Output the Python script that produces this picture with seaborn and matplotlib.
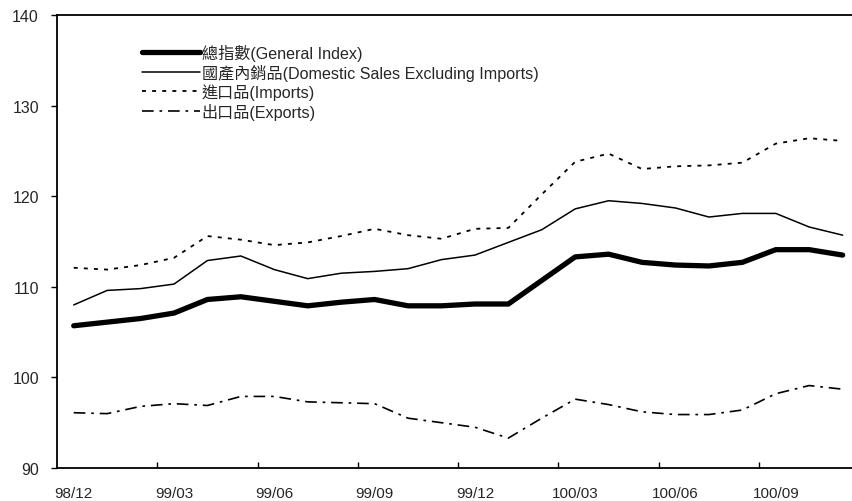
#!/usr/bin/env python3
# -*- coding: utf-8 -*-
"""Price index trend chart (General / Domestic / Imports / Exports), 98/12 - 100/11."""

import matplotlib
matplotlib.use("Agg")
import matplotlib.pyplot as plt  # noqa: E402
from matplotlib.ticker import FixedLocator  # noqa: E402
import pandas as pd  # noqa: E402
import seaborn as sns  # noqa: E402

# =============================================================================
# DATA
# =============================================================================
months = [
    "98/12", "99/01", "99/02", "99/03", "99/04", "99/05", "99/06", "99/07",
    "99/08", "99/09", "99/10", "99/11", "99/12", "100/01", "100/02", "100/03",
    "100/04", "100/05", "100/06", "100/07", "100/08", "100/09", "100/10", "100/11",
]
general_index = [105.7, 106.1, 106.5, 107.1, 108.6, 108.9, 108.4, 107.9,
                 108.3, 108.6, 107.9, 107.9, 108.1, 108.1, 110.7, 113.3,
                 113.6, 112.7, 112.4, 112.3, 112.7, 114.1, 114.1, 113.5]
domestic_sales = [108.0, 109.6, 109.8, 110.3, 112.9, 113.4, 111.9, 110.9,
                  111.5, 111.7, 112.0, 113.0, 113.5, 114.9, 116.3, 118.6,
                  119.5, 119.2, 118.7, 117.7, 118.1, 118.1, 116.6, 115.7]
imports = [112.1, 111.9, 112.4, 113.2, 115.6, 115.2, 114.6, 114.9,
           115.6, 116.4, 115.7, 115.3, 116.4, 116.5, 120.2, 123.8,
           124.7, 123.0, 123.3, 123.4, 123.7, 125.8, 126.4, 126.1]
exports = [96.1, 96.0, 96.8, 97.1, 96.9, 97.9, 97.9, 97.3,
           97.2, 97.1, 95.5, 95.0, 94.5, 93.3, 95.5, 97.6,
           97.0, 96.2, 95.9, 95.9, 96.4, 98.2, 99.1, 98.7]

series_labels = [
    "總指數(General Index)",
    "國產內銷品(Domestic Sales Excluding Imports)",
    "進口品(Imports)",
    "出口品(Exports)",
]
tick_labels = ["98/12", "99/03", "99/06", "99/09", "99/12", "100/03", "100/06", "100/09"]


def main() -> None:
    sns.set_style("white")
    plt.rcParams["font.family"] = ["Liberation Sans", "Noto Sans CJK TC", "DejaVu Sans"]

    df = pd.DataFrame({
        "pos": range(len(months)),
        "month": months,
        "general": general_index,
        "domestic": domestic_sales,
        "imports": imports,
        "exports": exports,
    })

    fig = plt.figure(figsize=(8.53, 5.02), dpi=100)
    ax = fig.add_axes([57 / 853, 1 - 469 / 502, 1 - 57 / 853, (469 - 16) / 502])

    styles = [
        ("general", dict(linewidth=3.8, linestyle="-", solid_capstyle="round")),
        ("domestic", dict(linewidth=1.1, linestyle="-")),
        ("imports", dict(linewidth=1.3, linestyle=(0, (2.2, 3.4)))),
        ("exports", dict(linewidth=1.2, linestyle=(0, (7, 3.5, 1.6, 3.5)))),
    ]
    for (col, kw), label in zip(styles, series_labels):
        sns.lineplot(data=df, x="pos", y=col, color="black", label=label, ax=ax, **kw)

    # axes range: categories centred on integers, plot cut at right edge
    ax.set_xlim(-0.5, 23.31)
    ax.set_ylim(90, 140)
    ax.set_yticks([90, 100, 110, 120, 130, 140])
    ax.set_xlabel("")
    ax.set_ylabel("")

    # tick marks between categories, labels on the categories
    ax.xaxis.set_major_locator(FixedLocator([2.5, 5.5, 8.5, 11.5, 14.5, 17.5, 20.5]))
    ax.xaxis.set_minor_locator(FixedLocator([0, 3, 6, 9, 12, 15, 18, 21]))
    ax.set_xticklabels([], minor=False)
    ax.set_xticklabels(tick_labels, minor=True)
    ax.tick_params(axis="x", which="major", direction="in", length=4, width=1, color="black")
    ax.tick_params(axis="x", which="minor", length=0, pad=13, labelsize=11)
    ax.tick_params(axis="y", direction="out", length=4, width=1, color="black",
                   pad=9, labelsize=11.5)
    ax.tick_params(bottom=True, left=True, which="both")

    for side in ["left", "bottom", "top"]:
        ax.spines[side].set_color("black")
        ax.spines[side].set_linewidth(1.3)
    ax.spines["right"].set_visible(False)

    ax.legend(loc="upper left", bbox_to_anchor=(0.107, 0.936), frameon=False,
              fontsize=11.6, handlelength=3.6, handletextpad=0.1,
              labelspacing=0.17, borderpad=0, borderaxespad=0)

    fig.savefig("out.png", dpi=100)
    plt.close(fig)


if __name__ == "__main__":
    main()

————————

Give back exactly the lines from the first line of the data through the line with "import seaborn as", pictures excluded.

Output the Python script that produces this picture with seaborn and matplotlib.
#!/usr/bin/env python3
# -*- coding: utf-8 -*-
"""Price index trend chart (General / Domestic / Imports / Exports), 98/12 - 100/11."""

import matplotlib
matplotlib.use("Agg")
import matplotlib.pyplot as plt  # noqa: E402
from matplotlib.ticker import FixedLocator  # noqa: E402
import pandas as pd  # noqa: E402
import seaborn as sns  # noqa: E402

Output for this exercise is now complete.